La signora Karen Murphy gestisce un tipico pub inglese nel quale vengono trasmessi gli incontri delle squadre di Premier League, i cui diritti di radiodiffusione sono gestiti dalla Football Association Premier League (FAPL) sulla base di un sistema di licenze. In esito a procedura di gara aperta, in particolare, la FAPL conferisce le licenze agli enti di radiodiffusione che, svolgendo generalmente le proprie attività in ambito nazionale, conseguono in base a domanda diritti esclusivi per la trasmissione degli eventi nel corrispondente territorio nazionale.
Per prassi elusiva invalsa presso i gestori di locali pubblici, la signora Murphy decise di acquistare per il proprio pub una scheda di decodificazione straniera, rilasciata dal titolare esclusivo dei diritti TV per la Grecia ad un prezzo inferiore rispetto a quello praticato dal titolare degli stessi diritti per il Regno Unito. Così facendo, la signora Murphy si è trovata al centro della controversia in esito alla quale, in seguito a rinvio pregiudiziale della High Court of Justice, il 4 ottobre (cause C-403/08 e C-429/08) la Corte di giustizia dell’Unione europea ha stabilito che le esclusive territoriali in questione sono contrarie alla libera circolazione dei servizi ed al diritto della concorrenza dell’Unione.
Sotto il primo profilo, la Corte ha riconosciuto che il divieto di importazione, vendita ed utilizzazione sul territorio nazionale di dispositivi di decodificazione stranieri, che diano accesso ai servizi di radiodiffusione via satellite provenienti da un altro Stato membro, costituisce una restrizione alla libera prestazione dei servizi vietata dall’art. 56 TFUE, che non può essere ritenuta giustificata da ragioni di interesse generale attinenti alla tutela dei diritti di proprietà intellettuale o all’adeguata remunerazione dei titolari dei diritti esclusivi.

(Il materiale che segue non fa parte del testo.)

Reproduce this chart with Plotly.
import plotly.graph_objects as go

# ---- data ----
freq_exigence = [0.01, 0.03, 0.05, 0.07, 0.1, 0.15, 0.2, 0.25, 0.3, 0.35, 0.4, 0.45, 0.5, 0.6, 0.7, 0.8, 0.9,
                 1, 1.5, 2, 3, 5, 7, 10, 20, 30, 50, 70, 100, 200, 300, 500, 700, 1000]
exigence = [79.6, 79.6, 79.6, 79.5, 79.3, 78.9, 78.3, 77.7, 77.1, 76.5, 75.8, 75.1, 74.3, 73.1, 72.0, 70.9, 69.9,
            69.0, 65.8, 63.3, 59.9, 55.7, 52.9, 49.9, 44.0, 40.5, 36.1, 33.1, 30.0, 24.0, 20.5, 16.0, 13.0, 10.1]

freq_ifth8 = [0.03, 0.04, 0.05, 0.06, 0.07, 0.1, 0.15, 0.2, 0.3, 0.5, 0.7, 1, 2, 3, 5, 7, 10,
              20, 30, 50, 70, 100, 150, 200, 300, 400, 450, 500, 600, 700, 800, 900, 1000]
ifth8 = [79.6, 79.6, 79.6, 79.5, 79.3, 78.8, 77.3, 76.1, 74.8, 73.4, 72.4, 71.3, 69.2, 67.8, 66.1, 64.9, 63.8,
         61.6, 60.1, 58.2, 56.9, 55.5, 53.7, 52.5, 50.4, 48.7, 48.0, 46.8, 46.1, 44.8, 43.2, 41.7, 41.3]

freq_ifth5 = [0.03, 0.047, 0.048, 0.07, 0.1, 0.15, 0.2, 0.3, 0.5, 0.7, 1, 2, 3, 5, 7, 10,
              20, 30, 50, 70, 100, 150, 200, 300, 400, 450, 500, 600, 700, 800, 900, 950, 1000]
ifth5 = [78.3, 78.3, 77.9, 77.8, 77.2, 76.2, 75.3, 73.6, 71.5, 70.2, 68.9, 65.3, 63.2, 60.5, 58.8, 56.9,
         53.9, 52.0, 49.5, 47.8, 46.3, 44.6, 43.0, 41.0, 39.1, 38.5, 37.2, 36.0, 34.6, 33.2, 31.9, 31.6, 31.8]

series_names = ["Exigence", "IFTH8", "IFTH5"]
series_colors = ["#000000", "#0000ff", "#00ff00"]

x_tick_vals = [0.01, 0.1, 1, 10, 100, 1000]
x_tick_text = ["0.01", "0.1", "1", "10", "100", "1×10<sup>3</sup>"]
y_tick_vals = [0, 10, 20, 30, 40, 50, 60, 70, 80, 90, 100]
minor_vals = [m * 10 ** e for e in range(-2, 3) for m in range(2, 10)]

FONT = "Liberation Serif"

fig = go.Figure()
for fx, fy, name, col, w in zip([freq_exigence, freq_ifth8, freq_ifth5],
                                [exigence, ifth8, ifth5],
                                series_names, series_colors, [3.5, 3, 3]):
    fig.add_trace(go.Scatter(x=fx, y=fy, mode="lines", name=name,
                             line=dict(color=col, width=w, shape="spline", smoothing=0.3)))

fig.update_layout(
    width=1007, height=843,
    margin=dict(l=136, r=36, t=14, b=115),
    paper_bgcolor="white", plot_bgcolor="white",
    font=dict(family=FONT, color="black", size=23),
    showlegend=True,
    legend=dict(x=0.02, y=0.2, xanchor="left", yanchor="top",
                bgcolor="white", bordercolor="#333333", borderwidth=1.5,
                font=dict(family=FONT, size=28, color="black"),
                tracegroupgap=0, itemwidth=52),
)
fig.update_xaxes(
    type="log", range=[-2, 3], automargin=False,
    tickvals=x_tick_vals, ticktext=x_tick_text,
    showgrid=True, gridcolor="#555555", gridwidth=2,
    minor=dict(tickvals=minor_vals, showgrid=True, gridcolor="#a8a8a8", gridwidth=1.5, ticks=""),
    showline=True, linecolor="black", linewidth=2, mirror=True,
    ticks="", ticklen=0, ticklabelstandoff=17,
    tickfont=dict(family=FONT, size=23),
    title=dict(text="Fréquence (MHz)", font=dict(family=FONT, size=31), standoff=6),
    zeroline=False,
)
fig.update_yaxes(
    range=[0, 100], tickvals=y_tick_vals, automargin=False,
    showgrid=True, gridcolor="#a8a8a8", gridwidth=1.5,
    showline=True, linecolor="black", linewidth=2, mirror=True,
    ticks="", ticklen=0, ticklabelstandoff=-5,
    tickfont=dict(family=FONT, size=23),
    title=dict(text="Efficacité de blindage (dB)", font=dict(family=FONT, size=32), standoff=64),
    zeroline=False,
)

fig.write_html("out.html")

In particolare, secondo la Corte, il divieto in esame non risponde ad esigenze di tutela dei diritti di proprietà intellettuale, considerato che gli incontri di Premier League non sono “creazioni intellettuali” e, dunque, “opere” ai sensi del diritto d’autore dell’Unione. Il divieto non risulta neppure giustificato dall’esigenza di garantire un equo compenso per i titolari dei diritti esclusivi, atteso che dall’esclusività territoriale assoluta derivano differenze di prezzo artificiose tra i mercati nazionali compartimentati. Proprio l’effetto di compartimentazione è stato ritenuto inconciliabile con le previsioni del Trattato in materia di mercato interno in seguito all’adozione delle Direttive “televisione senza frontiere” e “radiodiffusione via satellite”.
Il divieto in esame è stato ritenuto, altresì, contrario all’art. 101 TFUE che vieta alle imprese di stipulare accordi che abbiano per oggetto (o per effetto) di impedire, restringere o falsare il gioco della concorrenza. Al riguardo la Corte ha rilevato che le clausole contenute in un contratto di licenza esclusiva, concluso tra un titolare di diritti di proprietà intellettuale ed un ente di radiodiffusione, costituiscono una “restrizione alla concorrenza per oggetto” (in quanto tale vietata dall’art. 101, par. 1 TFUE) qualora impongano a detto ente l’obbligo di non fornire dispositivi di decodificazione che consentano l’accesso agli oggetti protetti del titolare medesimo, ai fini della loro utilizzazione al di fuori del territorio oggetto del contratto di licenza stesso.
Secondo i chiarimenti forniti dalla Corte, la FAPL ha nondimeno il diritto a veder tutelati, ai sensi della Direttiva 2001/29/CE, i diritti d’autore relativi alle trasmissione nei locali pubblici delle “opere” consistenti nella sequenza video di apertura, nell’inno della “Premier League”, nei film preregistrati che riportano i momenti più significativi degli incontri recenti o in talune soluzioni grafiche. La trasmissione di tali opere radiodiffuse, per mezzo di uno schermo televisivo ed altoparlanti, ai clienti presenti in un bar-ristorante ricade infatti, secondo la Corte, nella nozione di “comunicazione al pubblico” di cui all’art. 3, n. 1, della Direttiva 2001/29/CE. Tale trasmissione necessita, dunque, di un’apposita autorizzazione da parte della FAPL, in quanto dotata di carattere lucrativo e rivolta ad un pubblico ulteriore (gli avventori del locale) che non è stato preso in considerazione all’atto dell’originaria autorizzazione della radiodiffusione delle opere in questione.